Robots tend to compartmentalize these tasks, separating functions like energy storage and motion. Having a different component for each function makes for bulkier devices that hinder robotic potential, especially in untethered robots that need to be lightweight but highly powered for use in long duration exploration or search and rescue missions.
James Pikul, assistant professor in the Department of Mechanical Engineering and Applied Mechanics, has co-authored a recent paper in Nature with colleagues from Cornell University demonstrating a robotic lionfish that combines energy storage and movement through the use of a hydraulic liquid the team refers to as “robotic blood.”
“Normal robots are made of parts that are highly optimized for specific tasks. This specializing results in compromises in the robot performance,” says Pikul. “For example, if we want a robot to operate longer, we have to add more batteries, but to do so we must remove actuators to maintain the same weight and size.”
To address this trade-off conundrum, the team modeled their robotic blood off of redox flow batteries in which some battery components store energy in liquid form until it is converted to electricity using a chemical reaction when needed. In the researchers’ robotic lionfish, the synthetic vascular system stored energy in the robotic blood in a similar fashion to redox flow batteries, while energy extracted from the robot blood powered a pump that pushed the same hydraulic liquid to propel the fin’s movement.
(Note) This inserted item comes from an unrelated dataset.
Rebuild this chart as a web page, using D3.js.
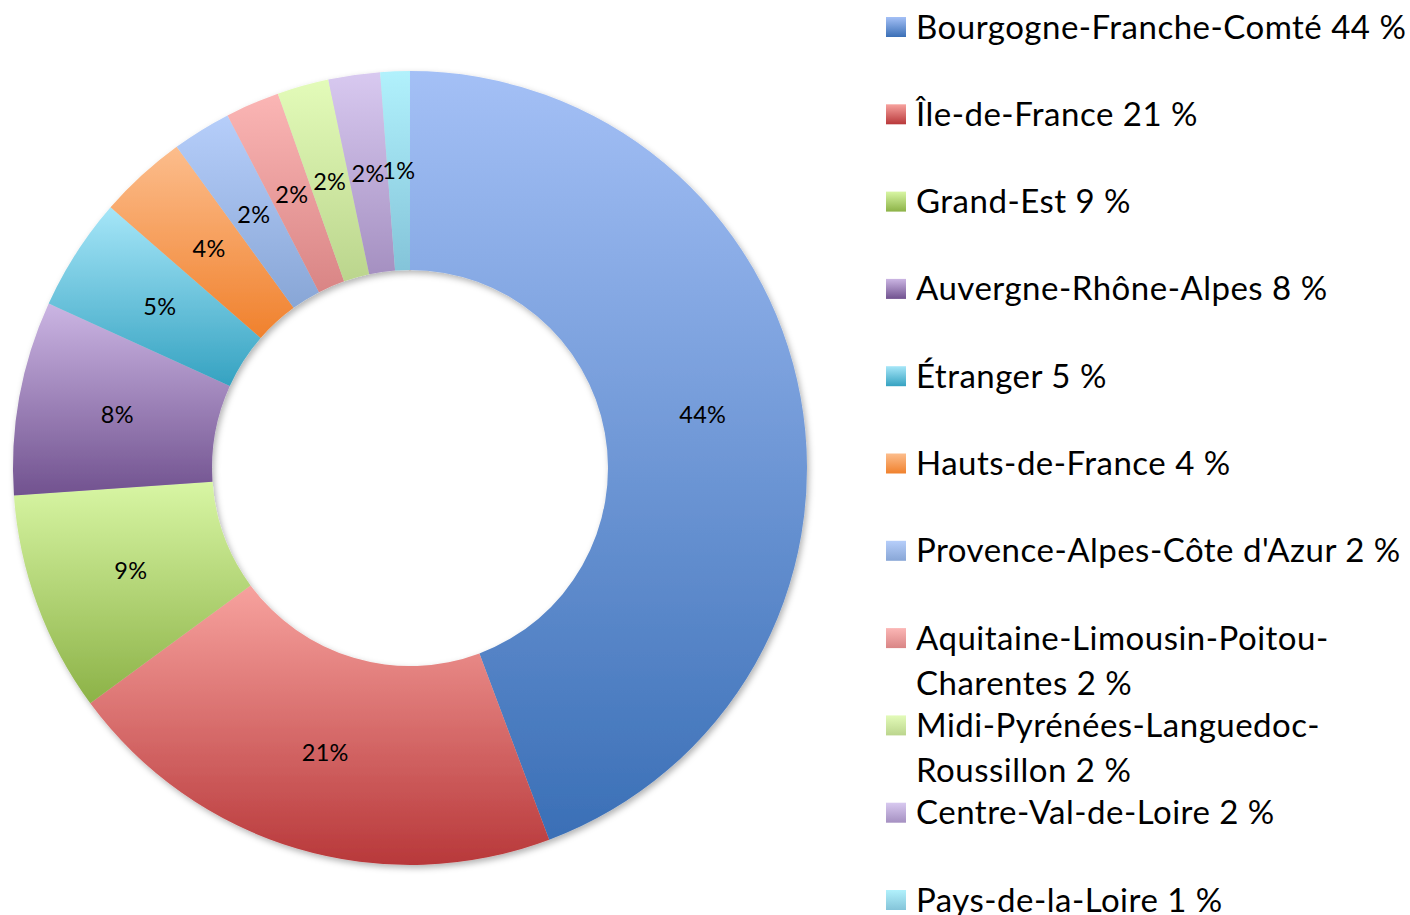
<!DOCTYPE html>
<html>
<head>
<meta charset="utf-8">
<script src="https://cdn.jsdelivr.net/npm/d3@7"></script>
<style>
  body { margin: 0; background: #fff; }
  text { font-family: Lato, "Open Sans", sans-serif; fill: #000; }
</style>
</head>
<body>
<div id="chart"></div>
<script>

// Regions and their share
const regions = ["Bourgogne-Franche-Comté", "Île-de-France", "Grand-Est", "Auvergne-Rhône-Alpes",
    "Étranger", "Hauts-de-France", "Provence-Alpes-Côte d'Azur", "Aquitaine-Limousin-Poitou-Charentes",
    "Midi-Pyrénées-Languedoc-Roussillon", "Centre-Val-de-Loire", "Pays-de-la-Loire"];
const shares = [44.3, 20.6, 9.0, 7.9, 4.6, 3.6, 2.4, 2.2, 2.1, 2.1, 1.2];

// gradient colours, top -> bottom
const topColors = ["#a4c0f6", "#f7a29e", "#d8f6a4", "#cbb5e3", "#a6e6f8", "#fcbd8c",
    "#b6cefa", "#fbb6b5", "#e3fbb9", "#d8c9f0", "#b1f1fc"];
const bottomColors = ["#3a6fb6", "#b8383a", "#8cb247", "#71528f", "#35a2c1", "#f0812d",
    "#88a6d6", "#d98585", "#bbd58d", "#a590c1", "#84c4d9"];

const width = 1410, height = 915;
const cx = 410, cy = 468;
const outerR = 397, innerR = 198;

const svg = d3.select("#chart").append("svg")
    .attr("width", width)
    .attr("height", height);

const defs = svg.append("defs");

// one vertical gradient per category
regions.forEach(function (r, i) {
    let g = defs.append("linearGradient")
        .attr("id", "grad" + i)
        .attr("x1", 0).attr("y1", 0)
        .attr("x2", 0).attr("y2", 1);
    g.append("stop").attr("offset", "0%").attr("stop-color", topColors[i]);
    g.append("stop").attr("offset", "100%").attr("stop-color", bottomColors[i]);
});

let shadow = defs.append("filter")
    .attr("id", "shadow")
    .attr("x", "-10%").attr("y", "-10%")
    .attr("width", "120%").attr("height", "120%");
shadow.append("feDropShadow")
    .attr("dx", 2).attr("dy", 3)
    .attr("stdDeviation", 3)
    .attr("flood-color", "#000")
    .attr("flood-opacity", 0.3);

const pie = d3.pie().sort(null).value(d => d);
const arc = d3.arc().innerRadius(innerR).outerRadius(outerR);

const arcs = pie(shares);

const donut = svg.append("g")
    .attr("transform", "translate(" + cx + "," + cy + ")");

donut.append("g")
    .attr("filter", "url(#shadow)")
    .selectAll("path")
    .data(arcs)
    .enter()
    .append("path")
    .attr("d", arc)
    .attr("fill", (d, i) => "url(#grad" + i + ")");

// percentage labels in the middle of each ring segment
donut.append("g")
    .selectAll("text")
    .data(arcs)
    .enter()
    .append("text")
    .attr("transform", d => "translate(" + arc.centroid(d) + ")")
    .attr("text-anchor", "middle")
    .attr("dy", "0.35em")
    .style("font-size", "23.5px")
    .style("letter-spacing", "0.3px")
    .text(d => Math.round(d.data) + "%");

// Legend
const legendX = 886, legendTop = 27, rowStep = 87.3, lineStep = 45;
const maxTextWidth = 500;

const legend = svg.append("g").attr("class", "legend");

regions.forEach(function (r, i) {
    let y = legendTop + i * rowStep;
    let row = legend.append("g");

    row.append("rect")
        .attr("x", legendX)
        .attr("y", y - 10)
        .attr("width", 20)
        .attr("height", 20)
        .attr("fill", "url(#grad" + i + ")");

    let txt = row.append("text")
        .attr("x", legendX + 30)
        .attr("y", y)
        .attr("dy", "0.35em")
        .style("font-size", "33px")
        .style("letter-spacing", "0.5px");

    // split after hyphens / spaces and wrap when too wide
    let label = r + " " + Math.round(shares[i]) + " %";
    let parts = label.match(/[^-\s]+[-\s]?/g);
    let lines = [];
    let cur = "";
    parts.forEach(function (p) {
        let test = cur + p;
        txt.text(test.trim());
        if (cur !== "" && txt.node().getComputedTextLength() > maxTextWidth) {
            lines.push(cur.trim());
            cur = p;
        } else {
            cur = test;
        }
    });
    lines.push(cur.trim());

    txt.text(null);
    lines.forEach(function (l, k) {
        txt.append("tspan")
            .attr("x", legendX + 30)
            .attr("y", y + k * lineStep)
            .attr("dy", "0.35em")
            .text(l);
    });
});

</script>
</body>
</html>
Using a soft, aquatic-based robot with their synthetic blood was a natural choice for the researchers because soft robots are commonly actuated with liquids. They figured if they could take the liquid already incorporated into the robot and imbue it with additional functionality, they could save space and weight by avoiding solid batteries.
Pikul is no stranger to designing optimized space to blur the distinction between structure and function. Just as this project sought to intelligently incorporate energy storage in a macro-scale robotic fish, Pikul has done the same on the nano-scale with his design of a material called metallic wood — a light but strong material with specially crafted spaces in its makeup that could be infused with energy storage components.
“We created the robotic fish as a way to show how adding multiple functionalities into robotic parts can dramatically increase their performance and capabilities,” Pikul says. “If the fluid was used to only actuate the robot and not store energy, the robot would only be able to travel an eighth of the distance.”
According to the researchers, their lionfish is the first robot to combine hydraulic force transmission, movement and energy storage into one system, resulting in a robotic fish that can swim for up to 36 hours. Their research reveals the untapped potential of multifunctional robotic design and could lead to soft robots with unprecedented ocean exploration abilities, although Pikul foresees even more far-reaching applications:
“I think the interesting future directions of this work are to integrate more complex and unique chemical functionality into fluids and use this to make robots with new and better capabilities that resemble animal capabilities,” says Pikul. “Also, I think there are nice applications of this work in other things besides soft robots, such as any machine that uses a fluid, from hard robots to electric vehicles and even airplanes.”
This work was supported by the US Office of Naval Research, grant number N00014–17–1–2837.